Ingredients For creamy chicken gnocchi soup

  • 2 c
    cooked chicken (diced or shredded)
  • 1 lb
    gnocchi pre-made
  • 4 c
    chicken stock
  • 4 Tbsp
    butter (i use unsalted)
  • 1 c
    sweet onion, chopped
  • 1/2 c
    celery, diced
  • 1/2 c
    carrots, chopped
  • 2 tsp
    minced garlic (adjust to personal taste)
  • 1 tsp
    italian herb spices (oregano, marjoram, thyme)
  • salt and pepper to taste
  • 1/2 c
    frozen corn (optional)
  • 2 c
    half and half
  • 1 c
    fresh baby kale, chopped (can substitute for baby spinach if preferred)
  • 3 Tbsp
    wondra quick mixing flour or cornstarch
  • 3 Tbsp
    grated parmesan cheese

How To Make creamy chicken gnocchi soup

  • 1
    Prepare cooked chicken. I shred mine but you can also dice into chunks. Set aside. NOTE: you can also use roasted chicken from your grocery deli, or pre-cooked chicken already diced in bags in the meat department.
  • 2
    Melt butter in a Dutch oven or 6-quart pot. Add prepped onion, celery and carrots and sauté for 4 to 5 minutes until onions are translucent.
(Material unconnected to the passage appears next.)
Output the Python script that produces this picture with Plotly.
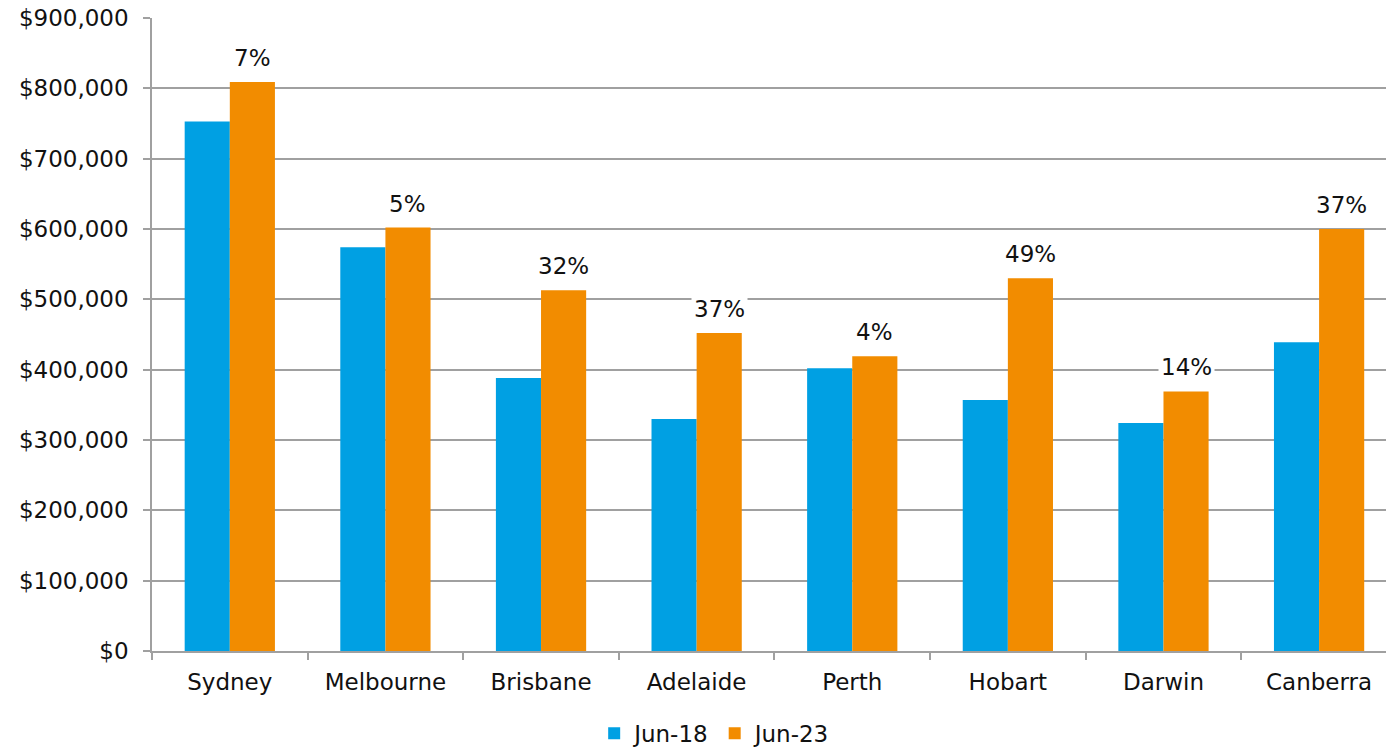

Add the garlic and spices, including salt and pepper and stir to blend, allowing the garlic to cook into the veggies for about 2 minutes.
  • This mixture of chicken broth, chicken, and seasoning with onion, celery and carrots before adding the other gnocchi ingredients makes a great base for many other chicken recipes, like Chicken & Dumplings, Chicken & Rice, Chicken Noodle Soup, etc.
    3
    Add the broth and chicken. Stir and bring to a low boil for a minute. Reduce heat to simmer. Add the gnocchi (and optional corn, if desired) and allow to cook for 8 to 10 minutes.
  • 4
    ADD 1-1/2 cups of the half and half to the pot. To the remaining 1/2 cup half and half, add the Wondra or cornstarch and stir until it's a smooth slurry. Add the slurry to the pot. Add the spinach and parmesan cheese. Stir for another 2 or 3 minutes and serve hot.